◆ **Dataset**
-------
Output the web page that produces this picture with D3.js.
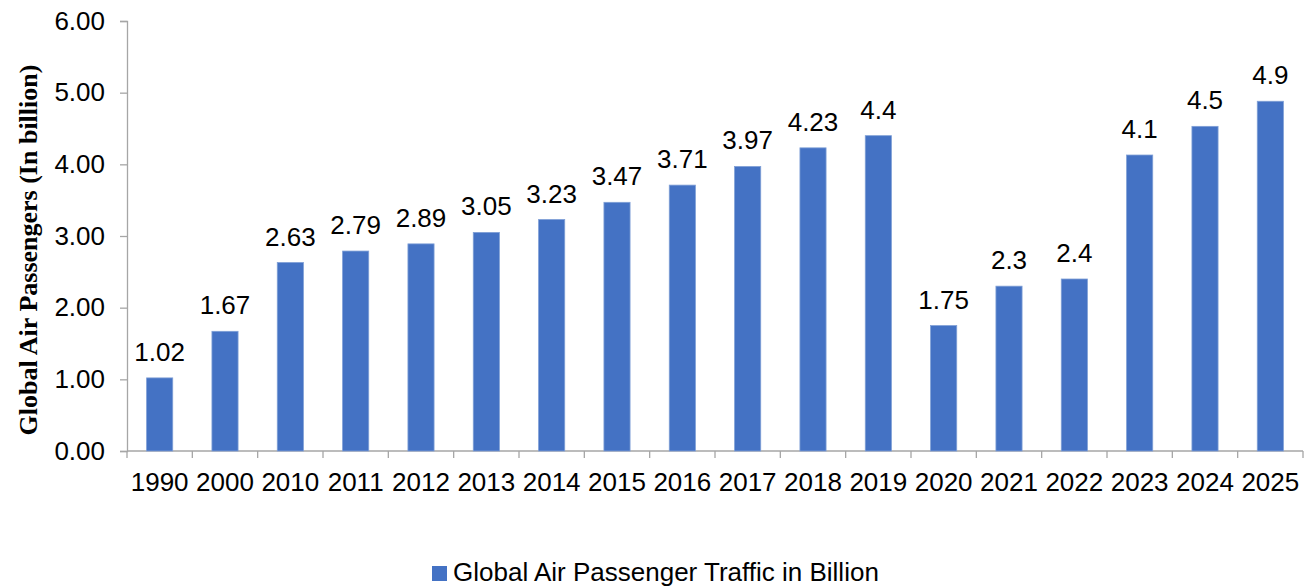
-------
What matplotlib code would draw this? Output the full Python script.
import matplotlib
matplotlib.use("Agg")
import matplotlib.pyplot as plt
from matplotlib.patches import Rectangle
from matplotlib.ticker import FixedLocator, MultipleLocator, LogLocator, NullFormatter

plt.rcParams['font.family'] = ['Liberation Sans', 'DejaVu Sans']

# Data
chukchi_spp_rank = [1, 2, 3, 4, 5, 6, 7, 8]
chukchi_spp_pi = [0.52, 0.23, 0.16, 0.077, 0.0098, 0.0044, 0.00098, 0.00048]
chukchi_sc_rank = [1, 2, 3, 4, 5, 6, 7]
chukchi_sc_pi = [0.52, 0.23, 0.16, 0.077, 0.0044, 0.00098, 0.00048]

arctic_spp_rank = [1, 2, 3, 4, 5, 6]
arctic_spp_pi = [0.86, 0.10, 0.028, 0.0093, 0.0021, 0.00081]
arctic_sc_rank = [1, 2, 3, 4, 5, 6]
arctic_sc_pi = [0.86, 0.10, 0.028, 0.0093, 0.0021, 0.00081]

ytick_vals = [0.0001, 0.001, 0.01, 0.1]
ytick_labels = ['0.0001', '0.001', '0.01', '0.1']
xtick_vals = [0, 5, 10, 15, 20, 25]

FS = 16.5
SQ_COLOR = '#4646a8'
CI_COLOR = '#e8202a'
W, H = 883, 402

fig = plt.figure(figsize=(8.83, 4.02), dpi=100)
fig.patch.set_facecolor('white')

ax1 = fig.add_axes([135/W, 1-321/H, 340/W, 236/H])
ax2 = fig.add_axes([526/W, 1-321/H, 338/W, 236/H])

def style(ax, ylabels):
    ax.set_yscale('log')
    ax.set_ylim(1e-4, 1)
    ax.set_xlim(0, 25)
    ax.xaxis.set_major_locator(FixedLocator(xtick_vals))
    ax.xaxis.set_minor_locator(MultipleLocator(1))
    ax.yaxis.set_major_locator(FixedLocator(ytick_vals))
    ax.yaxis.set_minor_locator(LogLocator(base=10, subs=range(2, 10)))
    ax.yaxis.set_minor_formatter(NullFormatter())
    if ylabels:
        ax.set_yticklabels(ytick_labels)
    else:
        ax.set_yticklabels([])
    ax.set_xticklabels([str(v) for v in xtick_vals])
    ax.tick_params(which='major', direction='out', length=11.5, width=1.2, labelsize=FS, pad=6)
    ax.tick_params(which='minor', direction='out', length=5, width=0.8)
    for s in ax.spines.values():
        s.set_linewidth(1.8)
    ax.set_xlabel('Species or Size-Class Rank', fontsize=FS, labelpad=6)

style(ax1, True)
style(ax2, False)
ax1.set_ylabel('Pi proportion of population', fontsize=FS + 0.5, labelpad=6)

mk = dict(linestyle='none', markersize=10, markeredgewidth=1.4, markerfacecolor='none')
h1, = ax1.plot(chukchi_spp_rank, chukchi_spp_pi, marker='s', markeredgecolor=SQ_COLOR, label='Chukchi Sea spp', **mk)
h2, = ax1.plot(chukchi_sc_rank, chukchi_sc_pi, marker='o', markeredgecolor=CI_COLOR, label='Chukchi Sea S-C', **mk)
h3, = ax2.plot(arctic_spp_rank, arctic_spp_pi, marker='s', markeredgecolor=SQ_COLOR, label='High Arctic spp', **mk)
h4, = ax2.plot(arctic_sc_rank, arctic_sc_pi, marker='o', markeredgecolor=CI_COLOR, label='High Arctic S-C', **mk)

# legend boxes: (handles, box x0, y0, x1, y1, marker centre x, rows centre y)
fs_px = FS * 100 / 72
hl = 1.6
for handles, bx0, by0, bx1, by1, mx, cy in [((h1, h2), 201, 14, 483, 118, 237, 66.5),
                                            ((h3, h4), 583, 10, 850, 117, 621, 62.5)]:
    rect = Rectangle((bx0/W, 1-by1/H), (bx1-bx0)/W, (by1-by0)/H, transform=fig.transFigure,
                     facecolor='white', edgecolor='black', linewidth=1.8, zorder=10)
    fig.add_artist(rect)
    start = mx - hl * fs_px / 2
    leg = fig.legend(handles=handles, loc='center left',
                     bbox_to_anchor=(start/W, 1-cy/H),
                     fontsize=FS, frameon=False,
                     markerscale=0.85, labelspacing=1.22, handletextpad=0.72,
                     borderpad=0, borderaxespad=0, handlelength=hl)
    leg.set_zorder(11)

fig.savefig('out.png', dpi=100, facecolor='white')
-------
◆ **Do this**
Transcribe the lines above from the one with "What matplotlib code" through the one with "0.077, 0.0044, 0.00098, 0.00048]". Include both ends and leave out every other line.

◆ **Response**
What matplotlib code would draw this? Output the full Python script.
import matplotlib
matplotlib.use("Agg")
import matplotlib.pyplot as plt
from matplotlib.patches import Rectangle
from matplotlib.ticker import FixedLocator, MultipleLocator, LogLocator, NullFormatter

plt.rcParams['font.family'] = ['Liberation Sans', 'DejaVu Sans']

# Data
chukchi_spp_rank = [1, 2, 3, 4, 5, 6, 7, 8]
chukchi_spp_pi = [0.52, 0.23, 0.16, 0.077, 0.0098, 0.0044, 0.00098, 0.00048]
chukchi_sc_rank = [1, 2, 3, 4, 5, 6, 7]
chukchi_sc_pi = [0.52, 0.23, 0.16, 0.077, 0.0044, 0.00098, 0.00048]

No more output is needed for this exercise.